Former Galway dual star, Alan Kerins, believes his native Tribesmen should have too much for Roscommon in this Sunday’s Connacht SFC final with Roscommon in Pearse Stadium.
The two sides meet for the fourth year in a row following the Rossies huge upset win over Mayo last month while Galway have dispatched off London and Sligo en route to Sunday’s final.
Kerins, who won an All-Ireland with Galway in 2001, admits it’s hard to know where Galway are at considering their two games have come against sides Division 4 outfits, however, he still feels home advantage coupled with their system should see them over the line. The former dual player is also looking forward to the added spick of seeing former Tribesmen hurling manager, Anthony Cunningham, pitting another team against Galway.
“I suppose it’s interesting with Anthony Cunningham coming back. [Ex-] Galway hurling manager leading Roscommon back into the football championship. A great achievement for Anthony. Very good win over Mayo.
“It’s hard to know where Galway are, they played London and they played Sligo, they had a very poor league run. But I still think Galway probably should [edge it]. The home venue, plus their defensive system, plus if they can play that really sharp counter-break. They have pace in Shane Walsh and Eamon Brannigan and all these guys. They can play that really fast offensive [game]. And have really good forwards, they have some of the best footballers in the country in Galway, as a unit. If they can free those guys up to express themselves, I think we should have enough to beat Roscommon definitely.”
Kerins only concern heading into Sunday’s encounter surround the unpredictable weather conditions that come with playing in the Salthill venue.

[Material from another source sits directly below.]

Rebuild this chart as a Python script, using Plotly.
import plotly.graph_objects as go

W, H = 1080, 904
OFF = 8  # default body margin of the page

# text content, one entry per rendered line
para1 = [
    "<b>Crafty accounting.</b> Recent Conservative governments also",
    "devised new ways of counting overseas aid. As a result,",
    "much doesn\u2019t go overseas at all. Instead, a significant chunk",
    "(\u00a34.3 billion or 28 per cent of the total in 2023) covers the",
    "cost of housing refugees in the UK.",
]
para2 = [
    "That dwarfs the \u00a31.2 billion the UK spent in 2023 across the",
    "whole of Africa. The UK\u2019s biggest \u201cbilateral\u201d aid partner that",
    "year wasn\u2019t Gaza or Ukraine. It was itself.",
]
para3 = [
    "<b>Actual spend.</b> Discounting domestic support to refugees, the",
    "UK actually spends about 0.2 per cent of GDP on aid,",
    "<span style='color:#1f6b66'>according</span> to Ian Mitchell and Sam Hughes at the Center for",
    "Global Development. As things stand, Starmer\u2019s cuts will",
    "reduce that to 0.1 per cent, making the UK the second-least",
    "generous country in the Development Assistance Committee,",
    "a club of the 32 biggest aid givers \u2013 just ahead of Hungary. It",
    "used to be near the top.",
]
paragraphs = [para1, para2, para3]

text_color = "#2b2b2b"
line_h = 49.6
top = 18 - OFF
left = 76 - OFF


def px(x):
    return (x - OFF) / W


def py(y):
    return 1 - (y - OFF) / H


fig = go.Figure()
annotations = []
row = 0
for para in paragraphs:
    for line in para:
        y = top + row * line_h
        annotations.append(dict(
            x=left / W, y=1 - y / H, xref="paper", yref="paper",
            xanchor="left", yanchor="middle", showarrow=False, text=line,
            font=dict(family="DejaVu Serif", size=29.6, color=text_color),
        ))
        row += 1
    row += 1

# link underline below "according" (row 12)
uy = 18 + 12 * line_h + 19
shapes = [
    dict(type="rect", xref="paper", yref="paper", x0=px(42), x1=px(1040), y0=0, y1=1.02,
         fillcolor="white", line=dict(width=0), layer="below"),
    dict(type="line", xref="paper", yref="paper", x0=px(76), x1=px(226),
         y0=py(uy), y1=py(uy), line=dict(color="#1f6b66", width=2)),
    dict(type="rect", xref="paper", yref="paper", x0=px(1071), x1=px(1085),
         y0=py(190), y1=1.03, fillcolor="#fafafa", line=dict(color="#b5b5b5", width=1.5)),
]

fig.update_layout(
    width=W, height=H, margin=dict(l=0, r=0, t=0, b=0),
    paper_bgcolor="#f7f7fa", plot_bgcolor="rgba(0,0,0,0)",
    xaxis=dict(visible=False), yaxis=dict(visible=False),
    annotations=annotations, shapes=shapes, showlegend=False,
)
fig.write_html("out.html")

Quite often the blustery conditions of Salthill play into Galway’s favour considering it’s their home ground, but Roscommon toppled them at the same venue two seasons ago so Kevin Walsh’s men will be fully aware of the threat posed by the Rossies.
“I hope the weather doesn’t ruin it. Pearse Stadium can be a nightmare depending on the breeze, it can ruin it. Roscommon surprised us — well, not surprised us, but they won there a few years ago.”
The former Salthill-Knocknacarra footballer admits that Pearse Stadium wouldn’t be his favourite venue to play in due to its unpredictability.
“It can be a game of two halves really if the wind is really strong especially for football because, in hurling, the ball can travel a little bit more into the breeze but football you really need to work it and it can be quite difficult to kick into that goals to score. And then it’s a swirling wind so it depends what wind is there. It wouldn’t be my favourite venue, to be honest, to play a game just because you don’t know what (the conditions are going to be).
“I don’t want to say too much about my home venue (laughs) but your kind of getting the gist I suppose. It can be very difficult.”
Galway also play matches at St Jarlath’s Park in Tuam, however, when asked whether he would prefer this to be their full-time home venue, Kerins weighed up the pros and cons of the two venues before eventually seeming to side with the Salthill venue for reasons outside of its unpredictability.
“Well, I am a strange one because I didn’t take up football until I was 23 so I didn’t play that much football, I played three or four years with Galway.
“I suppose in Tuam it’s a smaller pitch, Salthill is probably a nicer surface, a nicer pitch, a nicer venue but the wind can be difficult whereas Tuam wouldn’t have the breeze but it wouldn’t be as good a surface so it’s a bit of a muchness of muchness and it’s a tighter pitch as well, I used to like an open pitch so I wouldn’t have either or it’s just the breeze factor in Salthill that’s all.”